As I understand its history, along with the plans that were initially shared for this year’s event, the purpose of the Lambeth Conference is to bring together bishops from across the worldwide Anglican Communion for worship, for study of the scriptures, for prayer and for conversations about what it means to follow Jesus and to serve as bishops in the various parts of the world where we each live. The Lambeth Conference is not intended to be a legislative body for the Anglican Communion, or to express the “mind” of the whole church. And yet now, in these last days before Lambeth, we have learned that we will be asked to “vote” to affirm our support for a number of “Lambeth Calls” that were only sent to us on July 18th. This points to a very different process than what we had been led to expect, and one which will appear to many as legislative.
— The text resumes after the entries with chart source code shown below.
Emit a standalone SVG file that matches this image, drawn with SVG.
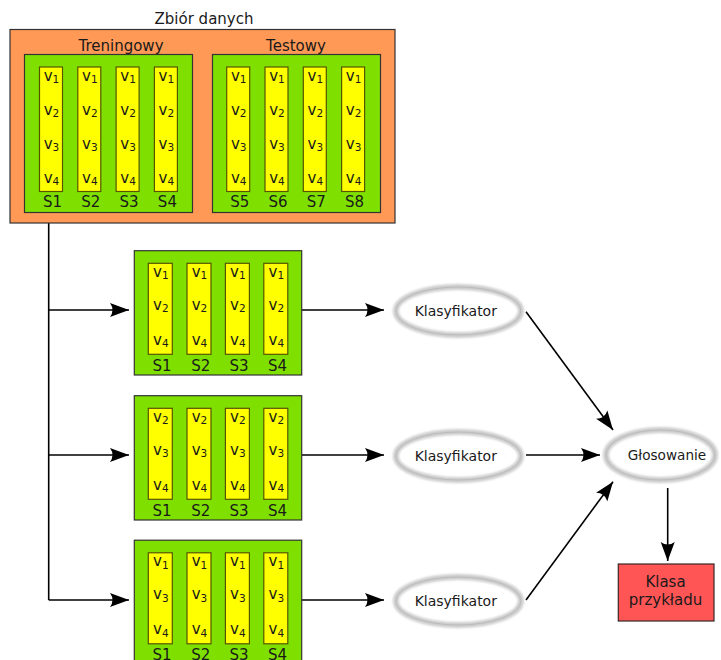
<svg xmlns="http://www.w3.org/2000/svg" xmlns:xlink="http://www.w3.org/1999/xlink" width="721" height="660" viewBox="0 0 721 660">
  <style>
    text { font-family: "DejaVu Sans", "Liberation Sans", sans-serif; fill: #1a1a1a; }
    .lbl { font-size: 15px; text-anchor: middle; }
    .v { font-size: 15px; text-anchor: middle; }
    .sub { font-size: 10.5px; }
    .orange { fill: #ff9955; stroke: #333333; stroke-width: 1.2; }
    .green { fill: #7fe000; stroke: #333333; stroke-width: 1.2; }
    .yellow { fill: #ffff00; stroke: #555500; stroke-width: 1.2; }
    .ring { fill: #ffffff; stroke: #cccccc; stroke-width: 6; }
    .ring-edge { fill: none; stroke: #a8a8a8; stroke-width: 0.8; stroke-opacity: 0.6; }
    .conn { fill: none; stroke: #000000; stroke-width: 1.6; }
    .red { fill: #ff5555; stroke: #3a2626; stroke-width: 1.2; }
  </style>
  <defs>
    <marker id="arrow" markerUnits="userSpaceOnUse" markerWidth="24" markerHeight="20" viewBox="-21 -10 22 20" refX="0" refY="0" orient="auto">
      <path d="M0,0 L-19,-7 Q-14,0 -19,7 Z" fill="#000000"/>
    </marker>
    <filter id="soft" x="-10%" y="-20%" width="120%" height="140%">
      <feGaussianBlur stdDeviation="0.8"/>
    </filter>
    <!-- full column: v1..v4 -->
    <g id="col4">
      <rect class="yellow" x="0" y="0" width="23" height="124.5"/>
      <text class="v" x="12" y="13.5">v<tspan class="sub" dy="2.5">1</tspan></text>
      <text class="v" x="12" y="47.5">v<tspan class="sub" dy="2.5">2</tspan></text>
      <text class="v" x="12" y="81.5">v<tspan class="sub" dy="2.5">3</tspan></text>
      <text class="v" x="12" y="115.5">v<tspan class="sub" dy="2.5">4</tspan></text>
    </g>
    <g id="colA">
      <rect class="yellow" x="0" y="0" width="24" height="91"/>
      <text class="v" x="12.5" y="13.4">v<tspan class="sub" dy="2.5">1</tspan></text>
      <text class="v" x="12.5" y="46.7">v<tspan class="sub" dy="2.5">2</tspan></text>
      <text class="v" x="12.5" y="81.7">v<tspan class="sub" dy="2.5">4</tspan></text>
    </g>
    <g id="colB">
      <rect class="yellow" x="0" y="0" width="24" height="91"/>
      <text class="v" x="12.5" y="13.4">v<tspan class="sub" dy="2.5">2</tspan></text>
      <text class="v" x="12.5" y="46.7">v<tspan class="sub" dy="2.5">3</tspan></text>
      <text class="v" x="12.5" y="81.7">v<tspan class="sub" dy="2.5">4</tspan></text>
    </g>
    <g id="colC">
      <rect class="yellow" x="0" y="0" width="24" height="91"/>
      <text class="v" x="12.5" y="13.4">v<tspan class="sub" dy="2.5">1</tspan></text>
      <text class="v" x="12.5" y="46.7">v<tspan class="sub" dy="2.5">3</tspan></text>
      <text class="v" x="12.5" y="81.7">v<tspan class="sub" dy="2.5">4</tspan></text>
    </g>
  </defs>

  <rect width="721" height="660" fill="#ffffff"/>

  <!-- connectors -->
  <g id="connectors">
    <path class="conn" d="M48.7,223 V600"/>
    <path class="conn" d="M48.7,310 H129" marker-end="url(#arrow)"/>
    <path class="conn" d="M48.7,455 H129" marker-end="url(#arrow)"/>
    <path class="conn" d="M48.7,600 H129" marker-end="url(#arrow)"/>
    <path class="conn" d="M302,310 H384" marker-end="url(#arrow)"/>
    <path class="conn" d="M302,455 H384" marker-end="url(#arrow)"/>
    <path class="conn" d="M302,600 H384" marker-end="url(#arrow)"/>
    <path class="conn" d="M526,311.7 L613,430" marker-end="url(#arrow)"/>
    <path class="conn" d="M526,455 H600" marker-end="url(#arrow)"/>
    <path class="conn" d="M526,600 L613,481.7" marker-end="url(#arrow)"/>
    <path class="conn" d="M667.7,488 V561" marker-end="url(#arrow)"/>
  </g>

  <!-- data set -->
  <g id="dataset">
    <text class="lbl" x="204" y="24">Zbiór danych</text>
    <rect class="orange" x="10" y="29.5" width="385" height="193.5"/>
    <g id="training">
      <text class="lbl" x="121" y="50.7">Treningowy</text>
      <rect class="green" x="24.5" y="54.5" width="168" height="158"/>
      <use xlink:href="#col4" x="39.5" y="67"/>
      <use xlink:href="#col4" x="77.8" y="67"/>
      <use xlink:href="#col4" x="116.1" y="67"/>
      <use xlink:href="#col4" x="154.4" y="67"/>
      <text class="lbl" x="52.5" y="206.7">S1</text>
      <text class="lbl" x="90.8" y="206.7">S2</text>
      <text class="lbl" x="129.1" y="206.7">S3</text>
      <text class="lbl" x="167.4" y="206.7">S4</text>
    </g>
    <g id="testing">
      <text class="lbl" x="296" y="50.7">Testowy</text>
      <rect class="green" x="212.5" y="54.5" width="168" height="158"/>
      <use xlink:href="#col4" x="226.7" y="67"/>
      <use xlink:href="#col4" x="265" y="67"/>
      <use xlink:href="#col4" x="303.3" y="67"/>
      <use xlink:href="#col4" x="341.6" y="67"/>
      <text class="lbl" x="239.7" y="206.7">S5</text>
      <text class="lbl" x="278" y="206.7">S6</text>
      <text class="lbl" x="316.3" y="206.7">S7</text>
      <text class="lbl" x="354.6" y="206.7">S8</text>
    </g>
  </g>

  <!-- feature subsets -->
  <g id="subset1">
    <rect class="green" x="134.3" y="250.7" width="167.4" height="124.3"/>
    <use xlink:href="#colA" x="148.3" y="263.3"/>
    <use xlink:href="#colA" x="187" y="263.3"/>
    <use xlink:href="#colA" x="225.4" y="263.3"/>
    <use xlink:href="#colA" x="263.8" y="263.3"/>
    <text class="lbl" x="162" y="370.7">S1</text>
    <text class="lbl" x="200.7" y="370.7">S2</text>
    <text class="lbl" x="239.1" y="370.7">S3</text>
    <text class="lbl" x="277.5" y="370.7">S4</text>
  </g>
  <g id="subset2">
    <rect class="green" x="134.3" y="395.7" width="167.4" height="124.3"/>
    <use xlink:href="#colB" x="148.3" y="408.3"/>
    <use xlink:href="#colB" x="187" y="408.3"/>
    <use xlink:href="#colB" x="225.4" y="408.3"/>
    <use xlink:href="#colB" x="263.8" y="408.3"/>
    <text class="lbl" x="162" y="515.7">S1</text>
    <text class="lbl" x="200.7" y="515.7">S2</text>
    <text class="lbl" x="239.1" y="515.7">S3</text>
    <text class="lbl" x="277.5" y="515.7">S4</text>
  </g>
  <g id="subset3">
    <rect class="green" x="134.3" y="540.2" width="167.4" height="124.3"/>
    <use xlink:href="#colC" x="148.3" y="552.8"/>
    <use xlink:href="#colC" x="187" y="552.8"/>
    <use xlink:href="#colC" x="225.4" y="552.8"/>
    <use xlink:href="#colC" x="263.8" y="552.8"/>
    <text class="lbl" x="162" y="660.2">S1</text>
    <text class="lbl" x="200.7" y="660.2">S2</text>
    <text class="lbl" x="239.1" y="660.2">S3</text>
    <text class="lbl" x="277.5" y="660.2">S4</text>
  </g>

  <!-- classifiers -->
  <g id="classifier1">
    <ellipse class="ring" cx="458.4" cy="311" rx="62.5" ry="24" filter="url(#soft)"/>
    <ellipse class="ring-edge" cx="458.4" cy="311" rx="62.5" ry="24"/>
    <text x="455.8" y="315.7" font-size="14" text-anchor="middle">Klasyfikator</text>
  </g>
  <g id="classifier2">
    <ellipse class="ring" cx="458.4" cy="456" rx="62.5" ry="24" filter="url(#soft)"/>
    <ellipse class="ring-edge" cx="458.4" cy="456" rx="62.5" ry="24"/>
    <text x="455.8" y="460.7" font-size="14" text-anchor="middle">Klasyfikator</text>
  </g>
  <g id="classifier3">
    <ellipse class="ring" cx="458.4" cy="601" rx="62.5" ry="24" filter="url(#soft)"/>
    <ellipse class="ring-edge" cx="458.4" cy="601" rx="62.5" ry="24"/>
    <text x="455.8" y="605.7" font-size="14" text-anchor="middle">Klasyfikator</text>
  </g>

  <!-- voting -->
  <g id="voting">
    <ellipse class="ring" cx="660.5" cy="455" rx="54.5" ry="25" filter="url(#soft)"/>
    <ellipse class="ring-edge" cx="660.5" cy="455" rx="54.5" ry="25"/>
    <text x="667" y="460" font-size="13.6" text-anchor="middle">Głosowanie</text>
  </g>

  <!-- result -->
  <g id="result">
    <rect class="red" x="618.3" y="564" width="95.7" height="57"/>
    <text class="lbl" x="665.5" y="586.7">Klasa</text>
    <text class="lbl" x="665.5" y="605">przykładu</text>
  </g>
</svg>
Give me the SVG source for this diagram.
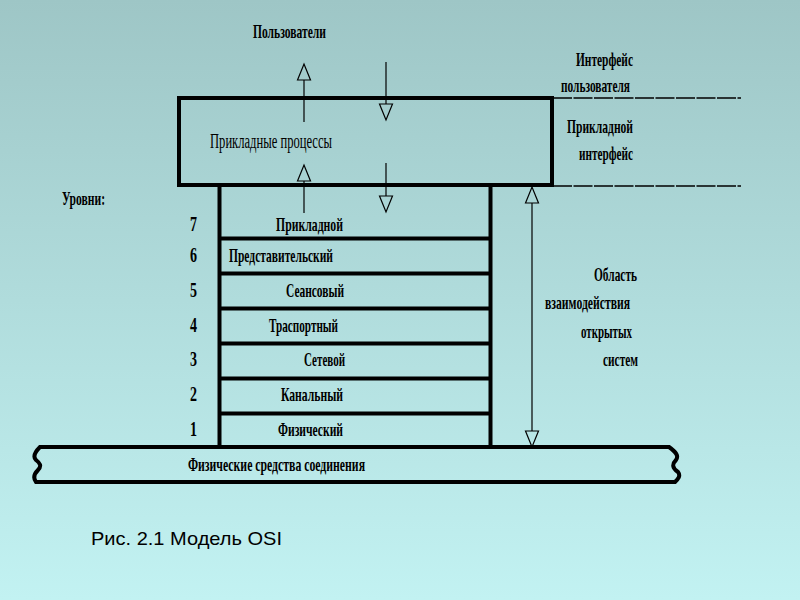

Further, with one of the specific calls, we will be asked to affirm our support for a statement drawn from the 1998 conference that “upholds marriage as between a man and a woman.” I think you can understand why there is growing anxiety about the work that lies ahead for us in the next two weeks, and the possibility of significant conflict and division!

For those wishing to learn more about the Lambeth Conference, here is a link to the conference’s website.

With this letter to you, I wish to affirm a number of personal commitments:

First, I affirm my continuing commitment that the sacrament of marriage will be open to all people in the Diocese of East Carolina. If you’re new to the diocese, or have forgotten what I wrote then, here’s a link to my November 2019 Pastoral Letter on Marriage.

Second, I affirm my commitment to stand in support of my LGBTQIA+ siblings during the time that I am with my colleagues at the Lambeth Conference. As a sign of this commitment, Sandy and I made the difficult decision that she would not accept the Archbishop’s invitation to travel to Lambeth with me, to participate in a parallel program designed for spouses, since the spouses of my gay and lesbian colleagues were not similarly invited.

Finally, I affirm my commitment to participate fully in the worship, study, prayer, and conversations of Lambeth. I will trust in God’s Holy Spirit to lead us, and I will commit to listening deeply to my colleagues. As your bishop, I will do my best to represent well the breadth and depth of our experience as followers of Jesus in the communities of East Carolina.

I invite your prayers for me, and for all of the bishops who will gather for this summer’s Lambeth Conference. Please pray that we will be attentive to God’s will for us as bishops, while we are together at Lambeth and when we return to our dioceses. Please pray for the unity of God’s church, including the Anglican Communion, and for the work that God gives all of us to do in the world in which we live. May God’s Holy Spirit grant us clarity, charity, courage, and peace!